(Code that draws figures)

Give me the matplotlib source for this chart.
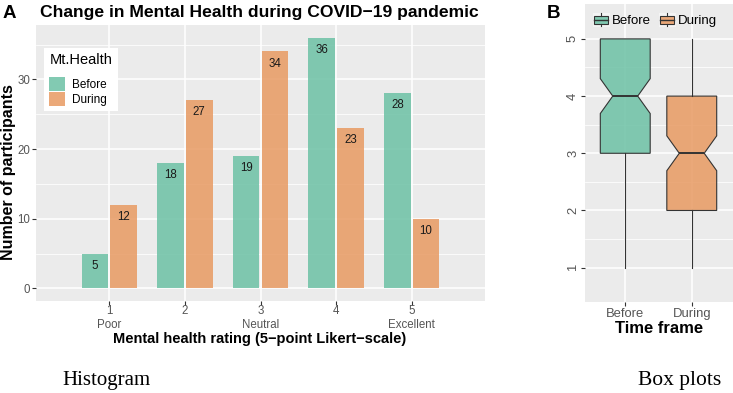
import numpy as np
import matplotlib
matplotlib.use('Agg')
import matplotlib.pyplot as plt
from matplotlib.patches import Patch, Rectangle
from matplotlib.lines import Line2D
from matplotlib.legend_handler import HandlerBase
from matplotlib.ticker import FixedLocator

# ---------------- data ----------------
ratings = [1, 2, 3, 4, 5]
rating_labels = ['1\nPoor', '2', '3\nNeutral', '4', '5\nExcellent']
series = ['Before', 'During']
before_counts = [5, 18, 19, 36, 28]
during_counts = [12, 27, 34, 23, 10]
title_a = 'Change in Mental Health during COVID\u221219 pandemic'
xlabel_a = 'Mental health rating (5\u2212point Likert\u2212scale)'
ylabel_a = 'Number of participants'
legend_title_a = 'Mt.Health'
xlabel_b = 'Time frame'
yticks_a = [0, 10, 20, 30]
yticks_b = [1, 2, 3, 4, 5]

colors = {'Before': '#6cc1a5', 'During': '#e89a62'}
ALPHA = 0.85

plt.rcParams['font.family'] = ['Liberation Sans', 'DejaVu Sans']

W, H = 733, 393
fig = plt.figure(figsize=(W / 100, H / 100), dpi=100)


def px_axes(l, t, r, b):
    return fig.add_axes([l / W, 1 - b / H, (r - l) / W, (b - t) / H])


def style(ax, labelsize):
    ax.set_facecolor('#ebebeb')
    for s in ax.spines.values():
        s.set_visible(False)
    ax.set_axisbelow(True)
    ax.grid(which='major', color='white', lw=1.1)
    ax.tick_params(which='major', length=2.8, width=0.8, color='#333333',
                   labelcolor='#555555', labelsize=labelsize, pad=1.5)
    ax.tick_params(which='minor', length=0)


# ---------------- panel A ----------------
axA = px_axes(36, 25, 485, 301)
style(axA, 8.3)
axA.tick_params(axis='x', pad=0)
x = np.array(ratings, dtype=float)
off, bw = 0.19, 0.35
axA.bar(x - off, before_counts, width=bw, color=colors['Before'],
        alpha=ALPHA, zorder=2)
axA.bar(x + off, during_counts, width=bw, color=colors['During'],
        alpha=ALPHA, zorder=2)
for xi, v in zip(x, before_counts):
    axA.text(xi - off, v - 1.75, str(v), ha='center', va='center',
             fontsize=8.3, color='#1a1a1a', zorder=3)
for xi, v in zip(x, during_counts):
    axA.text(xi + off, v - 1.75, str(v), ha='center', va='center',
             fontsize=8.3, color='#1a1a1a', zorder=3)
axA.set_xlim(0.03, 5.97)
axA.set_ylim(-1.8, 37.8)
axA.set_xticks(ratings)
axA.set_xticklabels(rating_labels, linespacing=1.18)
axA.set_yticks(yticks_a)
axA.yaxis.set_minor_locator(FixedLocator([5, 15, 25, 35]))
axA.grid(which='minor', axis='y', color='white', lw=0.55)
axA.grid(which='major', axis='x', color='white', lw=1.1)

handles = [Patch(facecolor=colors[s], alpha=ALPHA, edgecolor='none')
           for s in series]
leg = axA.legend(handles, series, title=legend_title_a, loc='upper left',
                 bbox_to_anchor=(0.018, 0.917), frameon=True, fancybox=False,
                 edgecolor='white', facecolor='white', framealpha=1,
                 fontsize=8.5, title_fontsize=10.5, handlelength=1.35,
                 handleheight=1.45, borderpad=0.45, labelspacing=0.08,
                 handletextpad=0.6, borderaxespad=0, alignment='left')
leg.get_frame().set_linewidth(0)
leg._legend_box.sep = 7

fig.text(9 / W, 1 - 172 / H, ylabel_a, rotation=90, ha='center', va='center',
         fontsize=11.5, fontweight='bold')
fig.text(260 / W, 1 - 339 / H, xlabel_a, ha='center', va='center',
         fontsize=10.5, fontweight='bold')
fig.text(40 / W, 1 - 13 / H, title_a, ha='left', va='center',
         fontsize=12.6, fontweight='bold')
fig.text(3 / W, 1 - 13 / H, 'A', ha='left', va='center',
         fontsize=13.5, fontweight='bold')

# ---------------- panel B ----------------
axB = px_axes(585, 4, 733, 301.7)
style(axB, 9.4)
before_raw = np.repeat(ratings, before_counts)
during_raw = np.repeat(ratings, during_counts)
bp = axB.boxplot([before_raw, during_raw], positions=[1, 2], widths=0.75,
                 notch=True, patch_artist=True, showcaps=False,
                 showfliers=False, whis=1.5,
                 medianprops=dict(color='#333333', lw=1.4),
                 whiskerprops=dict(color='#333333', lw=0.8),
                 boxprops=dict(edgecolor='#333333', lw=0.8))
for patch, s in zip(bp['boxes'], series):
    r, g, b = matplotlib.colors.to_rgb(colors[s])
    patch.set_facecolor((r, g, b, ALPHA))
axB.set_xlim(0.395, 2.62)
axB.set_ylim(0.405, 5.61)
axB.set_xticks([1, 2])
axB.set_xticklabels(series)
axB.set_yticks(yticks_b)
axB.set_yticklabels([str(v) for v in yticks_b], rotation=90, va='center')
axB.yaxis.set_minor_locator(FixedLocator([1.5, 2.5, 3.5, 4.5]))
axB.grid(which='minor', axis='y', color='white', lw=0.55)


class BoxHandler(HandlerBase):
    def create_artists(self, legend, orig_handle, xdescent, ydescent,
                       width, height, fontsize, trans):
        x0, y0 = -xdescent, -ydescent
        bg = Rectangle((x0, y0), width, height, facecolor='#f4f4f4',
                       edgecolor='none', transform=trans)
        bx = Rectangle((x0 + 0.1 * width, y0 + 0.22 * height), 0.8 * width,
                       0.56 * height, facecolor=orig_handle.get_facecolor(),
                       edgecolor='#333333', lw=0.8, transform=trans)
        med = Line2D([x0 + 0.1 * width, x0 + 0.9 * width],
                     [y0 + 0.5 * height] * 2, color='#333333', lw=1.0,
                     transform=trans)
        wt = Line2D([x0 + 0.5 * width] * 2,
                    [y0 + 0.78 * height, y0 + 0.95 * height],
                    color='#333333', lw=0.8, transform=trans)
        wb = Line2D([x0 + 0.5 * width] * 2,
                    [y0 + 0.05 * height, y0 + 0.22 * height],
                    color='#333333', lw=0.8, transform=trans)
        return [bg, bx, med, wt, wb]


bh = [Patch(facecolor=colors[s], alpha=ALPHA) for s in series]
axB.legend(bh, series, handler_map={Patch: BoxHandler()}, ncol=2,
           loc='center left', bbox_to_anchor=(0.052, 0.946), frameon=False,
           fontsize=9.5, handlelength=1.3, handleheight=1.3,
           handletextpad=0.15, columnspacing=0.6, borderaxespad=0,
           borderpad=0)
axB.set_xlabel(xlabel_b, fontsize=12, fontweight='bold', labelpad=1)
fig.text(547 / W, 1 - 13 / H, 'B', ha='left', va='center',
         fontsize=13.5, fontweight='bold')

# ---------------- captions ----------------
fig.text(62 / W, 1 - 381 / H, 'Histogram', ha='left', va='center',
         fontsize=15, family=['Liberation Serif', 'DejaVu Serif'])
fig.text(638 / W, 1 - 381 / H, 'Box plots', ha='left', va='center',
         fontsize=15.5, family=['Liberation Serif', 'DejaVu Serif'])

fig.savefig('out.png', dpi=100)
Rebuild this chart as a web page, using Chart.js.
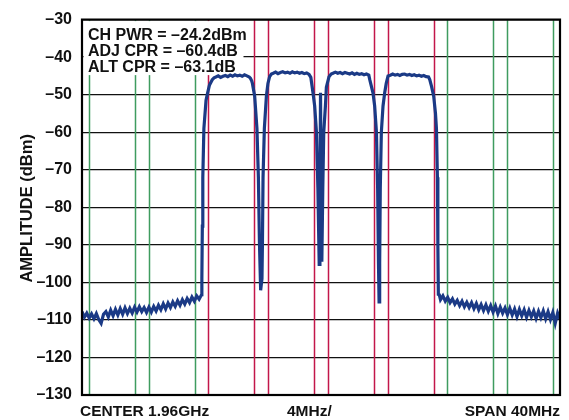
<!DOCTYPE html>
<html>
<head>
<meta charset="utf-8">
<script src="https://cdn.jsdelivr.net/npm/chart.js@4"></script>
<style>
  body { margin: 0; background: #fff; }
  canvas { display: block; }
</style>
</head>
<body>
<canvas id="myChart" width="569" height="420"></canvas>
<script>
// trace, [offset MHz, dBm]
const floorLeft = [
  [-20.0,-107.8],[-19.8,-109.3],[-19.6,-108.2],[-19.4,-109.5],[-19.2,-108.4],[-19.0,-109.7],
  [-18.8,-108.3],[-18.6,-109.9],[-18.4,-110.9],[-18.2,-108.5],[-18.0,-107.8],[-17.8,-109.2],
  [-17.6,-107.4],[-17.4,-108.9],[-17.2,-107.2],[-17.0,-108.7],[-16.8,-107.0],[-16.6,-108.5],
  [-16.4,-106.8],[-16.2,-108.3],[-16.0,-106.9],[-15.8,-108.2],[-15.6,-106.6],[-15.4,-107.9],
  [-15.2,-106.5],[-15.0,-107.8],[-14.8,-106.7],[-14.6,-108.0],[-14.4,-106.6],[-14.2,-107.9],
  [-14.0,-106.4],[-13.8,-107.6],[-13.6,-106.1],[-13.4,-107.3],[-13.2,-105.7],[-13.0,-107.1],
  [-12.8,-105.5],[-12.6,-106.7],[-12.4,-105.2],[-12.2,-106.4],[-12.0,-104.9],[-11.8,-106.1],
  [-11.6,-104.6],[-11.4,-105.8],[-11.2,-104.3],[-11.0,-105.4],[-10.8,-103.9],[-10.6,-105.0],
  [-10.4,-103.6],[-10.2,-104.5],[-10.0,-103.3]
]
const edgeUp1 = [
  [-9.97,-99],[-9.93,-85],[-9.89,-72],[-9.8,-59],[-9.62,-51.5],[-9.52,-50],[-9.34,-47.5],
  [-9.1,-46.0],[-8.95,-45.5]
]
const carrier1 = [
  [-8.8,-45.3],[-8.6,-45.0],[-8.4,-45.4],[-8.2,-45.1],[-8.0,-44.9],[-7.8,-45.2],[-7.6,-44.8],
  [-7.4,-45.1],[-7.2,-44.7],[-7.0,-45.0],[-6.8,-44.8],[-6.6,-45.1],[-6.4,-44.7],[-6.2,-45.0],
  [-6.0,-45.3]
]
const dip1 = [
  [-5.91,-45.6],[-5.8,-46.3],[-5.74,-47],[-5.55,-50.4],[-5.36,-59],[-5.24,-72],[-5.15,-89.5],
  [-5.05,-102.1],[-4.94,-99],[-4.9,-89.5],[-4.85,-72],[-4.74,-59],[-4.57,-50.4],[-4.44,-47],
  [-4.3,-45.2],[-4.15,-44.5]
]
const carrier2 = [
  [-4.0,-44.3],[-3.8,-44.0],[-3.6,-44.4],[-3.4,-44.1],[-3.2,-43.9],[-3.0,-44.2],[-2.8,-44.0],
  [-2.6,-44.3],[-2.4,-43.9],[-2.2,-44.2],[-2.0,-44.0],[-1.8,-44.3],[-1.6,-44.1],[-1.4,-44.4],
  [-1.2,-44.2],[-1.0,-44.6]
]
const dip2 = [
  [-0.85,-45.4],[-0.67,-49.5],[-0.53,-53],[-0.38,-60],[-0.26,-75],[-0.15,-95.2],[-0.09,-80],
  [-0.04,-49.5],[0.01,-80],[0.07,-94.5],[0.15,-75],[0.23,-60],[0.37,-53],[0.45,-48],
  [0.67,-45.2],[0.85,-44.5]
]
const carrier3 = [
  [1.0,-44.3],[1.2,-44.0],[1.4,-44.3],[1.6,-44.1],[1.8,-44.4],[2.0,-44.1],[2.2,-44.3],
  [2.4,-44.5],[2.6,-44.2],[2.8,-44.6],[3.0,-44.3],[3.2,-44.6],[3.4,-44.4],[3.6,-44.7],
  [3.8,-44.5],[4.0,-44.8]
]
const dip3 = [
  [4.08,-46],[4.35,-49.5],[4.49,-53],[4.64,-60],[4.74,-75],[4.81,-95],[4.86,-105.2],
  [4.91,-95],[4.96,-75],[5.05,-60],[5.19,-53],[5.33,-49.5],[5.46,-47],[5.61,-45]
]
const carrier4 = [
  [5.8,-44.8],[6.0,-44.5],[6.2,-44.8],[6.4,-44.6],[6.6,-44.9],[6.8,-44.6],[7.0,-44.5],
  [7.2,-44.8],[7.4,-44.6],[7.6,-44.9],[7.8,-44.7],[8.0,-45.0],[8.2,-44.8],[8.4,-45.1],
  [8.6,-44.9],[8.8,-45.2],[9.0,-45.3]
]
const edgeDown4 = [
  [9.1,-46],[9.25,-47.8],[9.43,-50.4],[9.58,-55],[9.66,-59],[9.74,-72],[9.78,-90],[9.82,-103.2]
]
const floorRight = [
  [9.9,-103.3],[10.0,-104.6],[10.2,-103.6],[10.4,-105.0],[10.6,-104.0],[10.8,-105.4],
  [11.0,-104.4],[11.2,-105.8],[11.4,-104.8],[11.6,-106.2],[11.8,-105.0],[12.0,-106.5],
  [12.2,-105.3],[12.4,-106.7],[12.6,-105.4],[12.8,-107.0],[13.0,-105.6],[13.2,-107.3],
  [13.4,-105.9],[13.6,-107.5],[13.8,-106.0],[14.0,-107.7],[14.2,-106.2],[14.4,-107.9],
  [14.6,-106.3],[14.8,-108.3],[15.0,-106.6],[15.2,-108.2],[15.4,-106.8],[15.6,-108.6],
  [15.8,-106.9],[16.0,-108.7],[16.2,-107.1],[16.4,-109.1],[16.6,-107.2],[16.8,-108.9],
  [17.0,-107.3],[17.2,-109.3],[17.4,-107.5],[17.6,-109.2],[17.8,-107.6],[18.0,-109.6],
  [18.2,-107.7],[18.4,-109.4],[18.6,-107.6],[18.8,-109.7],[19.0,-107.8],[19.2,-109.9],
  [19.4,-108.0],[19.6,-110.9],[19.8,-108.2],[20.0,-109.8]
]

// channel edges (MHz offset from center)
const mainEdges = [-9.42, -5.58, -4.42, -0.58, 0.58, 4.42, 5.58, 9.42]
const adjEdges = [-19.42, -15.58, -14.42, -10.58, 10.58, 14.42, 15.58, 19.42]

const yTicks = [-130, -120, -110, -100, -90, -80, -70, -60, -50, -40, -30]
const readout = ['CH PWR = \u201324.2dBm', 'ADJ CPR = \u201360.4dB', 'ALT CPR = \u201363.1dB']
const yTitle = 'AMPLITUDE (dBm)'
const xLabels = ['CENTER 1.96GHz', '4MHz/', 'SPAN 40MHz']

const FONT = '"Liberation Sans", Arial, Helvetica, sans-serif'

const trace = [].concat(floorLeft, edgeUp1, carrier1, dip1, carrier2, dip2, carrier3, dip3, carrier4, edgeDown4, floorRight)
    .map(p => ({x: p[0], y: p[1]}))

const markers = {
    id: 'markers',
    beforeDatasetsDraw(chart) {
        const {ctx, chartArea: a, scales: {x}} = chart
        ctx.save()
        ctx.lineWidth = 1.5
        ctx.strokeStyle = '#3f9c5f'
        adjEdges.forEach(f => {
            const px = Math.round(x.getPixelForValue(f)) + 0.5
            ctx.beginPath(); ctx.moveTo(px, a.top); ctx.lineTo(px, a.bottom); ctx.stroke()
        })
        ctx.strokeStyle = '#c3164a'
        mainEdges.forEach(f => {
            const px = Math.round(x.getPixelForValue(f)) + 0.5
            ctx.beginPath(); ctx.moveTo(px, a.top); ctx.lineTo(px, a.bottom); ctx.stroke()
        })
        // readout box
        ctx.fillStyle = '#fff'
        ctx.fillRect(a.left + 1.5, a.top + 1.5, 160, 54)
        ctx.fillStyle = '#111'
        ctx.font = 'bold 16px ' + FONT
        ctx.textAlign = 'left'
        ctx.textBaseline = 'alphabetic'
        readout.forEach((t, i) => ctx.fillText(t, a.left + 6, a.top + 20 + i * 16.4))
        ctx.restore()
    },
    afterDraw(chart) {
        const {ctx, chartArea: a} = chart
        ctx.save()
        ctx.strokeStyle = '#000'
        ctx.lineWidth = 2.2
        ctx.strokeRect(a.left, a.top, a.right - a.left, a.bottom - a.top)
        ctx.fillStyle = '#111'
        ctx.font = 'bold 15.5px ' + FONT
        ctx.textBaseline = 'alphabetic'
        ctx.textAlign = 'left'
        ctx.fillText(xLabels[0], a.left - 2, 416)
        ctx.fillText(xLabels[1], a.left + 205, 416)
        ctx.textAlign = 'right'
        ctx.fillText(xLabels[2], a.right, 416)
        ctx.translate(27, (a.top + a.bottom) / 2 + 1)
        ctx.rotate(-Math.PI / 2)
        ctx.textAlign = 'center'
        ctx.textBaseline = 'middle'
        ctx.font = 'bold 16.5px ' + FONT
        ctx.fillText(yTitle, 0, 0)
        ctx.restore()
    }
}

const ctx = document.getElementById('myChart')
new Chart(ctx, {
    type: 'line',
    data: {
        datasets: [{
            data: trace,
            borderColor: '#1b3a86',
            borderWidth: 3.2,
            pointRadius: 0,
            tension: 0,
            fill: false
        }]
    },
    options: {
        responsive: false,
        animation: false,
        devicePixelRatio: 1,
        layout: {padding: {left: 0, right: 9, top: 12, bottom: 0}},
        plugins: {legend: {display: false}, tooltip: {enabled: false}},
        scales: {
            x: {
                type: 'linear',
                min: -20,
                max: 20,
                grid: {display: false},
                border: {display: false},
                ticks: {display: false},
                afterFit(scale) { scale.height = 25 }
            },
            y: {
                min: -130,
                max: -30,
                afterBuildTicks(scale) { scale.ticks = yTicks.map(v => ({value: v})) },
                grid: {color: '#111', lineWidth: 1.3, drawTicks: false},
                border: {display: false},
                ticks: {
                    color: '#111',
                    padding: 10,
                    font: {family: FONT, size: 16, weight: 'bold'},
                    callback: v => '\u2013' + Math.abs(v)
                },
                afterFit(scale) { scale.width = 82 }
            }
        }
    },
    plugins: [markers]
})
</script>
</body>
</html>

● Short exercise
Quote only what lies between the first line of the records and the line containing "yticks_b = [1, 2, 3, 4, 5]", please, including both lines and excluding images.

● Answer below
Give me the matplotlib source for this chart.
import numpy as np
import matplotlib
matplotlib.use('Agg')
import matplotlib.pyplot as plt
from matplotlib.patches import Patch, Rectangle
from matplotlib.lines import Line2D
from matplotlib.legend_handler import HandlerBase
from matplotlib.ticker import FixedLocator

# ---------------- data ----------------
ratings = [1, 2, 3, 4, 5]
rating_labels = ['1\nPoor', '2', '3\nNeutral', '4', '5\nExcellent']
series = ['Before', 'During']
before_counts = [5, 18, 19, 36, 28]
during_counts = [12, 27, 34, 23, 10]
title_a = 'Change in Mental Health during COVID\u221219 pandemic'
xlabel_a = 'Mental health rating (5\u2212point Likert\u2212scale)'
ylabel_a = 'Number of participants'
legend_title_a = 'Mt.Health'
xlabel_b = 'Time frame'
yticks_a = [0, 10, 20, 30]
yticks_b = [1, 2, 3, 4, 5]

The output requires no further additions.